Another year, another time to reflect on the latest movies at the 91st Academy Awards, also known as the Oscars. It makes me reflect back on what films I saw in theatres, and what films I haven’t had the time to see in 2019. As college students, we can’t see every film that comes out in the theater, so we are often uninformed about many of the choices. There is also criticism of the over 8 thousand votes of screenwriters, directors, actors and other Hollywood moguls who vote on films that reflect their own beliefs and thoughts instead of looking at film as a whole. Whether you think the Oscars are incredible or just desperate to hold relevance in today’s world, it’s interesting to see what impact films have on us as a form of escape and reflection of society.
I’ll admit that I was a little nervous about the Oscars this year with the amount of news it picked up before even airing. First, the Academy planned to create a Best Popular Film award, which was met was criticism on social media for not recognizing films by their merit instead of a general consensus. Comedian Kevin Hart was set to host, only to be fired a few days later when homophobic tweets from years ago back came to light. This would result in the Oscars having no host for the first time since 1989. Finally, the Academy was criticized heavily for planning to move technical awards like Best Editing to the commercials, gaining the ire of Hollywood Directors and filmgoers until the awards were televised again.
Despite the prior controversies, the Oscars took a big step in a good direction for terms of diversity in Hollywood. Some of the Best Pictures include the Netflix foreign film “Roma” and the first comic book movie nominated, “Black Panther,” with winners such as Mahershala Ali for Best Supporting Actor and Alfonso Cuarón for Best Director for “Roma.” I think it’s really interesting for the Academy to recognize talented individuals in the film industry and show different perspectives to filmgoers.
The big winner of the Oscars this year was “Bohemian Rhapsody,” a biographical film about the life of Queen lead singer Freddie Mercury that has polarized critics, yet loved by fans of Queen. The film won big at the Oscars with Best Sound Mixing, Best Sound Editing, Best Film Editing and Best Actor with Rami Malik as Freddie Mercury. Another memorable moment was renowned director Spike Lee winning the Oscar for Best Adapted Screenplay for “BlacKkKlansman,” which marks his first Oscar.
One of the polarizing moments of this year’s Academy Awards was the ceremony awarding the coveted Best Picture award, which was given to film “Green Book.” The film chronicled the life of African American jazz musician Don Shirley and his Italian American driver in the American Deep South in the 1960s. This decision gained criticism not only for controversial tweets from the director and historical inaccuracies, but also from news outlets, such as The New York Times, saying the film chose to reflect the civil rights movement from a white perspective. I haven’t seen “Green Book” but I would be curious to see what the fuss is about on the film.

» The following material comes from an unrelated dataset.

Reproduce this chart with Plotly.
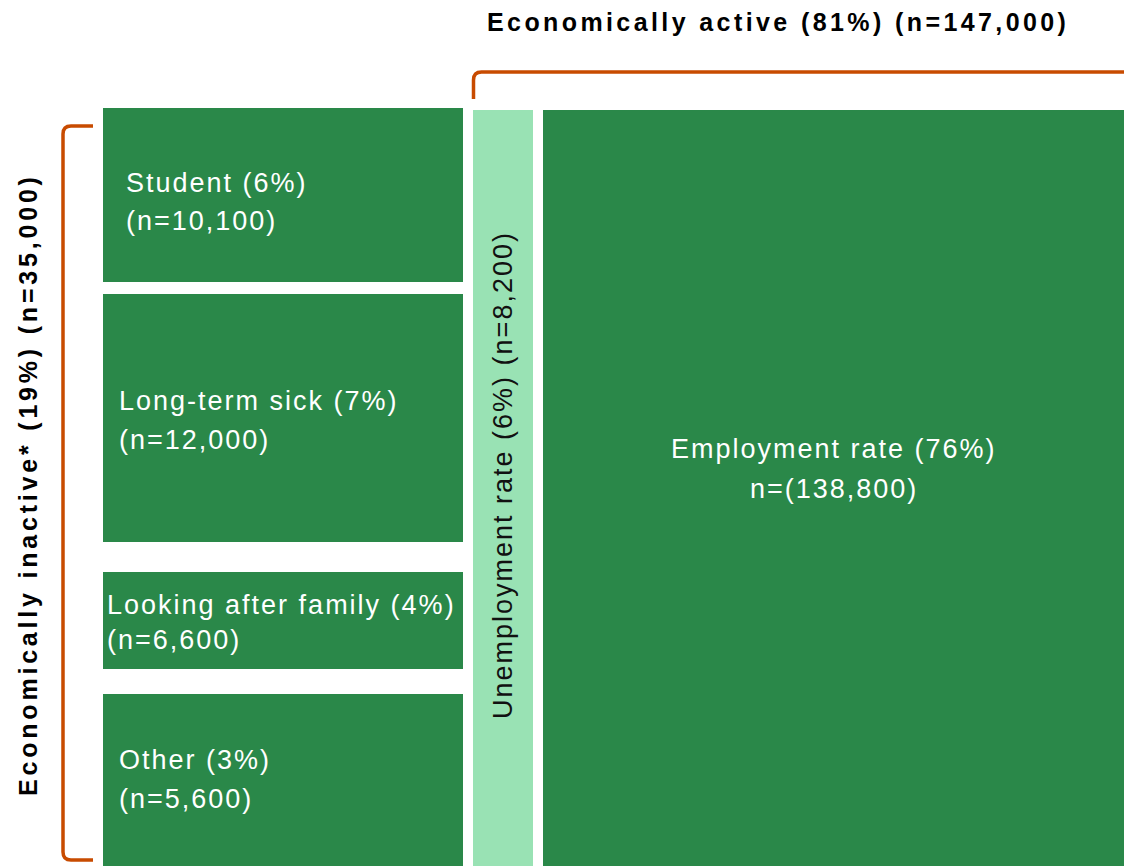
import plotly.graph_objects as go

# ---------------- data ----------------
categories = ["Student", "Long-term sick", "Looking after family", "Other",
              "Unemployment rate", "Employment rate"]
percent = [6, 7, 4, 3, 6, 76]
counts = [10100, 12000, 6600, 5600, 8200, 138800]
groups = ["Economically active", "Economically inactive*"]
group_percent = [81, 19]
group_counts = [147000, 35000]

# ---------------- layout constants (pixel-like axis units) ----------------
W, H = 1124, 866
GREEN = "#2A8849"
LIGHT = "#99E2B4"
ORANGE = "#C84B00"
FONT = "Liberation Sans, Arial, sans-serif"

# box geometry: x0, x1, y0, y1 (y measured from top)
boxes = [
    (103, 463, 108, 282),
    (103, 463, 294, 542),
    (103, 463, 572, 669),
    (103, 463, 694, 866),
    (473, 533, 110, 866),
    (543, 1124, 110, 866),
]
fills = [GREEN, GREEN, GREEN, GREEN, LIGHT, GREEN]

def sp(txt, ls):
    return f'<span style="letter-spacing:{ls}px">{txt}</span>'

fig = go.Figure()
fig.add_trace(go.Scatter(x=[0, W], y=[0, H], mode="markers",
                         marker=dict(opacity=0), hoverinfo="skip", showlegend=False))

shapes = []
for (x0, x1, y0, y1), c in zip(boxes, fills):
    shapes.append(dict(type="rect", xref="x", yref="y", x0=x0, x1=x1, y0=y0, y1=y1,
                       fillcolor=c, line=dict(width=0), layer="below"))

# brackets
shapes.append(dict(type="path", xref="x", yref="y",
                   path="M 473.5 99 L 473.5 80 Q 473.5 72 481.5 72 L 1126 72",
                   line=dict(color=ORANGE, width=3.5)))
shapes.append(dict(type="path", xref="x", yref="y",
                   path="M 93 126 L 71 126 Q 63 126 63 134 L 63 852 Q 63 860 71 860 L 93 860",
                   line=dict(color=ORANGE, width=3.5)))

ann = []
def fmt(n):
    return f"{n:,}"

# left column labels (two lines each, left aligned)
left_pos = [(124, 183, 221), (117, 401, 440), (105, 605, 640), (117, 760, 799)]
for i, (lx, y1, y2) in enumerate(left_pos):
    ann.append(dict(x=lx, y=y1, xref="x", yref="y", xanchor="left", yanchor="middle",
                    text=sp(f"{categories[i]} ({percent[i]}%)", 2), showarrow=False,
                    font=dict(family=FONT, size=27, color="white")))
    ann.append(dict(x=lx, y=y2, xref="x", yref="y", xanchor="left", yanchor="middle",
                    text=sp(f"(n={fmt(counts[i])})", 2), showarrow=False,
                    font=dict(family=FONT, size=27, color="white")))

# unemployment (rotated)
ann.append(dict(x=503, y=475, xref="x", yref="y", xanchor="center", yanchor="middle",
                textangle=-90, showarrow=False,
                text=sp(f"{categories[4]} ({percent[4]}%) (n={fmt(counts[4])})", 2),
                font=dict(family=FONT, size=27, color="#111111")))

# employment
ann.append(dict(x=834, y=449, xref="x", yref="y", xanchor="center", yanchor="middle",
                showarrow=False, text=sp(f"{categories[5]} ({percent[5]}%)", 2),
                font=dict(family=FONT, size=27, color="white")))
ann.append(dict(x=834, y=489, xref="x", yref="y", xanchor="center", yanchor="middle",
                showarrow=False, text=sp(f"n=({fmt(counts[5])})", 2),
                font=dict(family=FONT, size=27, color="white")))

# group labels
ann.append(dict(x=778, y=22, xref="x", yref="y", xanchor="center", yanchor="middle",
                showarrow=False,
                text="<b>" + sp(f"{groups[0]} ({group_percent[0]}%) (n={fmt(group_counts[0])})", 3.4) + "</b>",
                font=dict(family=FONT, size=25, color="#000000")))
ann.append(dict(x=28, y=485, xref="x", yref="y", xanchor="center", yanchor="middle",
                textangle=-90, showarrow=False,
                text="<b>" + sp(f"{groups[1]} ({group_percent[1]}%) (n={fmt(group_counts[1])})", 3.8) + "</b>",
                font=dict(family=FONT, size=25, color="#000000")))

fig.update_layout(
    width=W, height=H,
    margin=dict(l=0, r=0, t=0, b=0),
    paper_bgcolor="white", plot_bgcolor="white",
    xaxis=dict(range=[0, W], visible=False, fixedrange=True),
    yaxis=dict(range=[H, 0], visible=False, fixedrange=True),
    shapes=shapes, annotations=ann, showlegend=False,
)

fig.write_html("out.html", config={"displayModeBar": False},
               post_script="document.body.style.margin='0px';document.body.style.overflow='hidden';")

Personally, the only award I was interested in was Best Animated Feature, where Sony Animation’s “Spiderman: Into the Spider-Verse” won, defeating Disney and Pixar for the award. Most people in the Academy voting process don’t pay attention to animated films, preferring to either let their children vote, go with an obvious choice like Disney or vote without even seeing the films. Even though I was limited in terms of films I was interested in, I saw some independent animated films that were impressive in their own rights without being popular.
The best way to improve the Oscars in the future is to create a compromise between the Academy and average moviegoers. For the Academy, they need to focus on giving every film a chance instead of picking a popular choice and focus on good stories and powerful performances by actors and actresses of all races. For filmgoers like us, it’s important to be informed in regards to all films coming out instead of prioritizing films we’ve seen. Hopefully, the Academy Awards can be a center for diversity and recognition of films for both critics and fans alike.